Many grad students forget that their main purpose is to generate research results and to publish papers that advance the field, not to play around with cool programming languages (unless their research is about coding).

Here's a bunch of mistakes I made in grad school which unnecessarily lengthened my time in the program (and nearly made me run out of stipend money):

* Started out in Ruby because I liked the language, but my research involved writing numerical codes, and at the time there just wasn't much support for it so I ended up wasting a lot of time writing wrappers etc. There was already an ecosystem of tools I could use in MATLAB and Python but nooo, I wanted to use Ruby. This ended up slowing me down. I eventually gave in to MATLAB and Python and boy everything just became a lot easier.

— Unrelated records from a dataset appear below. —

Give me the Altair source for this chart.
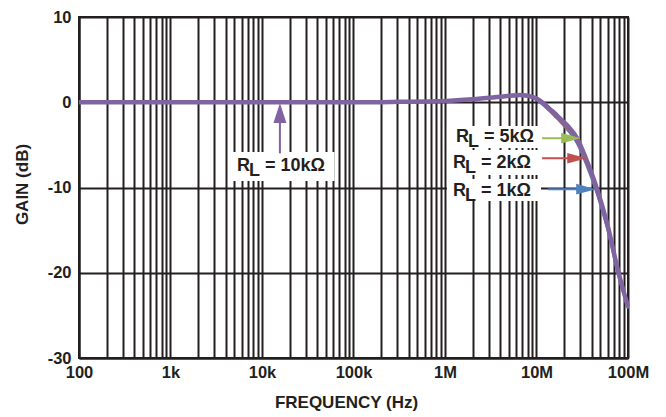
import altair as alt
import pandas as pd

# ---- data ----
freq = [1e2, 1e3, 1e4, 1e5, 3e5, 1e6, 2e6, 4e6, 5e6, 6.6e6, 8e6, 10e6, 12e6,
        14e6, 16e6, 18e6, 22e6, 27.7e6, 34.7e6, 46e6, 60e6, 78e6, 1e8]
gain_10k = [0, 0, 0, 0, 0.05, 0.15, 0.35, 0.65, 0.75, 0.85, 0.78, 0.45, -0.15,
            -0.8, -1.35, -1.9, -2.8, -4.2, -6.6, -10.2, -14.5, -19.8, -24.0]
gain_5k = [0, 0, 0, 0, 0.05, 0.15, 0.35, 0.65, 0.74, 0.83, 0.75, 0.4, -0.22,
           -0.88, -1.45, -2.0, -2.95, -4.35, -6.75, -10.35, -14.6, -19.9, -24.0]
gain_2k = [0, 0, 0, 0, 0.05, 0.15, 0.35, 0.64, 0.72, 0.8, 0.71, 0.34, -0.3,
           -0.97, -1.55, -2.1, -3.1, -4.55, -6.95, -10.55, -14.8, -20.0, -24.1]
gain_1k = [0, 0, 0, 0, 0.05, 0.15, 0.34, 0.62, 0.69, 0.76, 0.66, 0.27, -0.4,
           -1.08, -1.7, -2.25, -3.3, -4.8, -7.2, -10.8, -15.0, -20.2, -24.2]

series_names = ["RL = 1kΩ", "RL = 2kΩ", "RL = 5kΩ", "RL = 10kΩ"]
series_colors = ["#4F81BD", "#C0504D", "#9BBB59", "#8064A2"]

x_tick_values = [100, 1000, 10000, 100000, 1000000, 10000000, 100000000]
x_tick_labels = ["100", "1k", "10k", "100k", "1M", "10M", "100M"]
y_tick_values = [-30, -20, -10, 0, 10]

# annotation labels (anchor in data coordinates: left edge / baseline)
label_values = ["10kΩ", "5kΩ", "2kΩ", "1kΩ"]
label_freq = [5.33e3, 1.32e6, 1.22e6, 1.22e6]
label_gain = [-8.06, -4.66, -7.68, -11.05]
# white boxes behind labels
box_f1 = [4.82e3, 1.05e6, 1.05e6, 1.05e6]
box_f2 = [6.2e4, 1.12e7, 1.12e7, 1.12e7]
box_g1 = [-5.83, -2.79, -5.6, -9.0]
box_g2 = [-9.24, -5.37, -8.53, -11.58]
# horizontal arrows (5k, 2k, 1k)
harrow_start = [1.15e7, 1.15e7, 1.34e7]
harrow_end = [2.05e7, 2.32e7, 2.99e7]
harrow_head = [2.38e7, 2.77e7, 3.47e7]
harrow_gain = [-4.22, -6.57, -10.2]
harrow_color = ["#9BBB59", "#C0504D", "#4F81BD"]
# vertical arrow (10k)
varrow_freq = [1.57e4]
varrow_g1 = [-6.0]
varrow_g2 = [-1.85]
varrow_head = [-1.26]

FONT = "Liberation Sans"
INK = "#231F20"

grid_values = [m * 10 ** e for e in range(2, 8) for m in range(1, 10)] + [10 ** 8]
label_map = dict(zip(x_tick_values, x_tick_labels))
label_expr = " : ".join(
    f"datum.value == {v} ? '{t}'" for v, t in label_map.items()
) + " : ''"

rows = []
for name, g in zip(series_names, [gain_1k, gain_2k, gain_5k, gain_10k]):
    for f, v in zip(freq, g):
        rows.append({"freq": f, "gain": v, "series": name})
curves = pd.DataFrame(rows)

xscale = alt.Scale(type="log", domain=[100, 1e8], nice=False)
yscale = alt.Scale(domain=[-30, 10], nice=False)

xenc = alt.X(
    "freq:Q", scale=xscale,
    axis=alt.Axis(
        values=grid_values, labelExpr=label_expr, title="FREQUENCY (Hz)",
        grid=True, ticks=False, labelOverlap=False, labelFlush=False,
        labelPadding=6, titlePadding=14, titleX=267,
    ),
)
yenc = alt.Y(
    "gain:Q", scale=yscale,
    axis=alt.Axis(values=y_tick_values, title="GAIN (dB)", grid=True, ticks=False,
                  labelExpr="'' + datum.value",
                  labelPadding=8, titlePadding=16, titleY=167),
)

others = alt.Chart(curves[curves.series != "RL = 10kΩ"]).mark_line(
    strokeWidth=2.5, interpolate="monotone"
).encode(
    x=xenc, y=yenc,
    color=alt.Color("series:N", scale=alt.Scale(domain=series_names, range=series_colors), legend=None),
    detail="series:N",
)
main = alt.Chart(curves[curves.series == "RL = 10kΩ"]).mark_line(
    strokeWidth=4.5, interpolate="monotone", color="#8064A2"
).encode(x="freq:Q", y="gain:Q")

boxes = alt.Chart(pd.DataFrame({"f1": box_f1, "f2": box_f2, "g1": box_g1, "g2": box_g2})).mark_rect(
    color="white"
).encode(x="f1:Q", x2="f2", y="g1:Q", y2="g2")

labels_df = pd.DataFrame({"freq": label_freq, "gain": label_gain,
                          "rest": ["= " + v for v in label_values]})
txt_style = dict(font=FONT, fontWeight="bold", fontSize=18, color=INK,
                 align="left", baseline="alphabetic")
t_r = alt.Chart(labels_df).mark_text(text="R", **txt_style).encode(x="freq:Q", y="gain:Q")
t_l = alt.Chart(labels_df).mark_text(text="L", dx=12, dy=5, **txt_style).encode(x="freq:Q", y="gain:Q")
t_rest = alt.Chart(labels_df).mark_text(dx=28, **txt_style).encode(x="freq:Q", y="gain:Q", text="rest:N")

harrows = pd.DataFrame({"f1": harrow_start, "f2": harrow_end, "fh": harrow_head,
                        "gain": harrow_gain, "c": harrow_color})
h_shaft = alt.Chart(harrows).mark_rule(strokeWidth=2).encode(
    x="f1:Q", x2="f2", y="gain:Q", color=alt.Color("c:N", scale=None))
h_head = alt.Chart(harrows).mark_point(
    shape="M1,0L-1,-0.55L-1,0.55Z", filled=True, opacity=1, size=380
).encode(x="fh:Q", y="gain:Q", color=alt.Color("c:N", scale=None))

varrow = pd.DataFrame({"freq": varrow_freq, "g1": varrow_g1, "g2": varrow_g2, "gh": varrow_head})
v_shaft = alt.Chart(varrow).mark_rule(strokeWidth=2, color="#8064A2").encode(
    x="freq:Q", y="g1:Q", y2="g2")
v_head = alt.Chart(varrow).mark_point(
    shape="M0,-1L0.65,1L-0.65,1Z", filled=True, opacity=1, size=400, color="#8064A2"
).encode(x="freq:Q", y="gh:Q")

chart = alt.layer(
    others, main, boxes, v_shaft, v_head, h_shaft, h_head, t_r, t_l, t_rest
).properties(
    width=549, height=341,
    background="white",
    autosize=alt.AutoSizeParams(type="none"),
    padding={"left": 71, "top": 9, "right": 30, "bottom": 58},
).configure_view(
    stroke=INK, strokeWidth=2
).configure_axis(
    gridColor=INK, gridWidth=2, gridOpacity=1,
    domainColor=INK, domainWidth=2,
    labelFont=FONT, labelFontSize=16.5, labelFontWeight="bold", labelColor=INK,
    titleFont=FONT, titleFontSize=17, titleFontWeight="bold", titleColor=INK,
)

chart.save("out.html", embed_options={"renderer": "svg", "actions": False})
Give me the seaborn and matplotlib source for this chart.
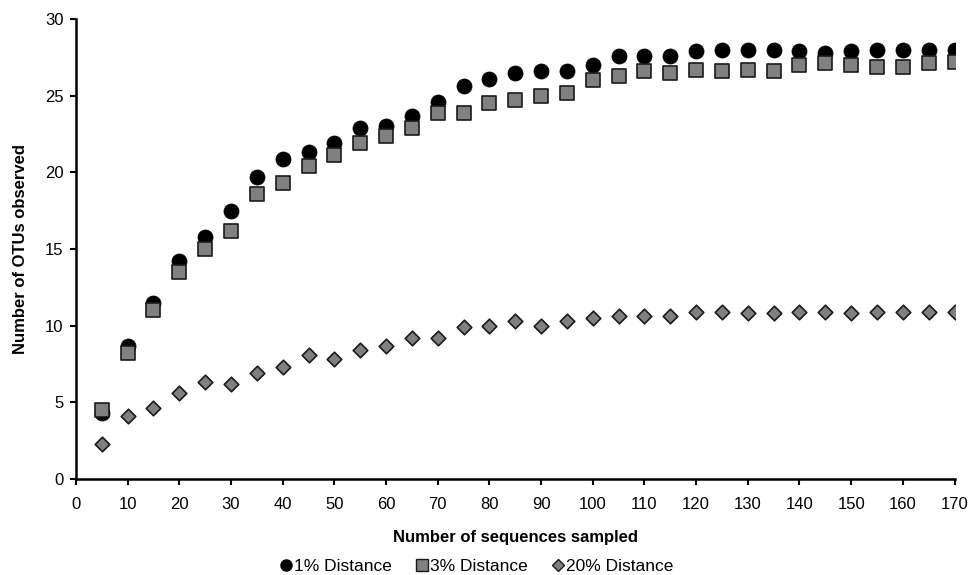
import numpy as np
import pandas as pd
import matplotlib
matplotlib.use("Agg")
import matplotlib.pyplot as plt
import seaborn as sns
from matplotlib.lines import Line2D

# sequences sampled (x)
seqs = list(range(5, 175, 5))

otu_1pct = [4.3, 8.7, 11.5, 14.2, 15.8, 17.5, 19.7, 20.9, 21.3, 21.9, 22.9, 23.0,
            23.7, 24.6, 25.6, 26.1, 26.5, 26.6, 26.6, 27.0, 27.6, 27.6, 27.6, 27.9,
            28.0, 28.0, 28.0, 27.9, 27.8, 27.9, 28.0, 28.0, 28.0, 28.0]
otu_3pct = [4.5, 8.2, 11.0, 13.5, 15.0, 16.2, 18.6, 19.3, 20.4, 21.1, 21.9, 22.4,
            22.9, 23.9, 23.9, 24.5, 24.7, 25.0, 25.2, 26.0, 26.3, 26.6, 26.5, 26.7,
            26.6, 26.7, 26.6, 27.0, 27.1, 27.0, 26.9, 26.9, 27.1, 27.2]
otu_20pct = [2.3, 4.1, 4.6, 5.6, 6.3, 6.2, 6.9, 7.3, 8.1, 7.8, 8.4, 8.7,
             9.2, 9.2, 9.9, 10.0, 10.3, 10.0, 10.3, 10.5, 10.6, 10.6, 10.6, 10.9,
             10.9, 10.8, 10.8, 10.9, 10.9, 10.8, 10.9, 10.9, 10.9, 10.9]

series_labels = ["1% Distance", "3% Distance", "20% Distance"]

sns.set_theme(style="white")
plt.rcParams['font.family'] = ['Liberation Sans', 'DejaVu Sans']
plt.rcParams['text.color'] = 'black'
plt.rcParams['axes.labelcolor'] = 'black'

fig = plt.figure(figsize=(9.74, 5.75), dpi=100)
ax = fig.add_axes([0.078, 0.167, 0.902, 0.800])

df1 = pd.DataFrame({'x': seqs, 'y': otu_1pct})
df3 = pd.DataFrame({'x': seqs, 'y': otu_3pct})
df20 = pd.DataFrame({'x': seqs, 'y': otu_20pct})

sns.scatterplot(data=df1, x='x', y='y', ax=ax, marker='o', s=118,
                color='black', edgecolor='black', linewidth=0.5, zorder=3)
sns.scatterplot(data=df3, x='x', y='y', ax=ax, marker='s', s=105,
                color='#808080', edgecolor='#1a1a1a', linewidth=1.2, zorder=4)
sns.scatterplot(data=df20, x='x', y='y', ax=ax, marker='D', s=55,
                color='#808080', edgecolor='#1a1a1a', linewidth=1.2, zorder=4)

ax.set_xlim(0, 170)
ax.set_ylim(0, 30)
ax.set_xticks(np.arange(0, 171, 10))
ax.set_yticks(np.arange(0, 31, 5))
ax.tick_params(axis='both', direction='out', length=4, width=1.5,
               colors='black', labelsize=12, pad=5, bottom=True, left=True)
ax.tick_params(axis='x', pad=9)
for side in ['top', 'right']:
    ax.spines[side].set_visible(False)
for side in ['left', 'bottom']:
    ax.spines[side].set_color('black')
    ax.spines[side].set_linewidth(1.8)

ax.set_xlabel('Number of sequences sampled', fontsize=12, fontweight='bold',
              labelpad=13, color='black')
ax.set_ylabel('Number of OTUs observed', fontsize=12, fontweight='bold',
              labelpad=12, color='black')

handles = [
    Line2D([], [], linestyle='none', marker='o', markersize=8, color='black'),
    Line2D([], [], linestyle='none', marker='s', markersize=8,
           markerfacecolor='#808080', markeredgecolor='#1a1a1a'),
    Line2D([], [], linestyle='none', marker='D', markersize=6,
           markerfacecolor='#808080', markeredgecolor='#1a1a1a'),
]
fig.legend(handles, series_labels, loc='lower center', bbox_to_anchor=(0.488, -0.025),
           ncol=3, frameon=False, fontsize=12.5, handletextpad=0.0,
           columnspacing=1.2, handlelength=1.0, labelcolor='black')

fig.savefig('out.png', dpi=100, facecolor='white')
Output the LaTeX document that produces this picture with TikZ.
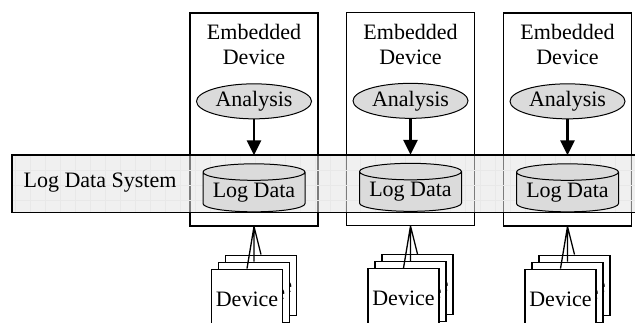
\documentclass[tikz,border=0pt]{standalone}
\usepackage{fontspec}
\setmainfont{Liberation Serif}
\usetikzlibrary{arrows.meta, positioning, shapes.geometric}

\begin{document}
\begin{tikzpicture}[
  x=1pt, y=-1pt,
  font=\fontsize{22}{25}\selectfont,
  embbox/.style={draw, line width=1.1pt, minimum width=128pt, minimum height=213pt, inner sep=0pt},
  txt/.style={align=center, inner sep=0pt},
  anabox/.style={draw, ellipse, fill=black!14, line width=1pt,
    minimum width=115pt, minimum height=35pt, inner sep=0pt},
  logdb/.style={draw, cylinder, shape border rotate=90, aspect=0.2, fill=black!14,
    line width=1pt, minimum width=102pt, minimum height=48pt, inner sep=0pt},
  band/.style={fill=black!11, fill opacity=0.55,
    minimum width=640pt, minimum height=57pt, inner sep=0pt},
  bandedge/.style={line width=1.2pt},
  gridline/.style={black!9, line width=0.5pt, step=15pt},
  doc/.style={draw, fill=white, line width=1.3pt, minimum width=71pt, minimum height=60pt, inner sep=0pt},
  flow/.style={-{Triangle[length=15pt, width=14pt]}, line width=2.5pt, shorten >=8pt},
  link/.style={line width=1.3pt}
]
\useasboundingbox (0,0) rectangle (635,322);
\clip (0,0) rectangle (635,322);

% embedded devices
\node[embbox] (emb1) at (254,119.5) {};
\node[embbox] (emb2) at (410.5,119) {};
\node[embbox] (emb3) at (567.5,119.5) {};
\node[txt, below=12pt of emb1.north] (embl1) {Embedded\\Device};
\node[txt, below=12pt of emb2.north] (embl2) {Embedded\\Device};
\node[txt, below=12pt of emb3.north] (embl3) {Embedded\\Device};

% shared log band (grid first, edge on top)
\node[band, anchor=north west] (lds) at (12,155) {};
\begin{scope}
  \clip (lds.north west) rectangle (lds.south east);
  \draw[gridline, shift={(0,5)}] (0,135) grid (645,225);
\end{scope}
\draw[bandedge] (lds.north west) rectangle (lds.south east);
\node[txt] (ldsl) at (100,183) {Log Data System};

% analysis -> log data
\node[anabox, below=18pt of embl1] (ana1) {Analysis};
\node[anabox, below=18pt of embl2] (ana2) {Analysis};
\node[anabox, below=18pt of embl3] (ana3) {Analysis};
\node[logdb, below=44pt of ana1] (log1) {Log Data};
\node[logdb, below=44pt of ana2] (log2) {Log Data};
\node[logdb, below=44pt of ana3] (log3) {Log Data};
\draw[flow] (ana1) -- (log1);
\draw[flow] (ana2) -- (log2);
\draw[flow] (ana3) -- (log3);

% device stacks, back to front
\node[doc, below=28pt of emb1.south, xshift=7pt] (dev1c) {Device};
\node[doc, below=35pt of emb1.south] (dev1b) {Device};
\node[doc, below=42pt of emb1.south, xshift=-7pt] (dev1a) {Device};
\node[doc, below=28pt of emb2.south, xshift=7pt] (dev2c) {Device};
\node[doc, below=35pt of emb2.south] (dev2b) {Device};
\node[doc, below=42pt of emb2.south, xshift=-7pt] (dev2a) {Device};
\node[doc, below=28pt of emb3.south, xshift=7pt] (dev3c) {Device};
\node[doc, below=35pt of emb3.south] (dev3b) {Device};
\node[doc, below=42pt of emb3.south, xshift=-7pt] (dev3a) {Device};

\draw[link] (emb1.south) -- (dev1a.north) (emb1.south) -- (dev1b.north) (emb1.south) -- (dev1c.north);
\draw[link] (emb2.south) -- (dev2a.north) (emb2.south) -- (dev2b.north) (emb2.south) -- (dev2c.north);
\draw[link] (emb3.south) -- (dev3a.north) (emb3.south) -- (dev3b.north) (emb3.south) -- (dev3c.north);
\end{tikzpicture}
\end{document}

* Using an PowerPC-based iBook instead of an Intel Linux machine. Mac OS X is a BSD (plus I was using a PPCarch) and Brew didn't exist back then, so I ended up troubleshooting a lot of compile errors and tiny incompatibilities because I liked being seen to be using a Mac. When I eventually moved to Linux on Intel, things became so much easier. I could compile stuff without any breakages in the one pass.

I also knew a guy who used Julia in grad school because it was the hot new performant thing when all the tooling was in Python. I think he spent a lot of time rejigging his tooling and working around stuff.

Ah the follies of youth. If only someone had pulled me aside to tell me to work backwards from what I really needed to achieve (3 papers for a Ph.D.) and to play around with cool tech in my spare time.

I guess the equivalent of this today is a grad student in deep learning wanting to use Rust (fast! memory-safe! cool!) even though all the tooling is in Python.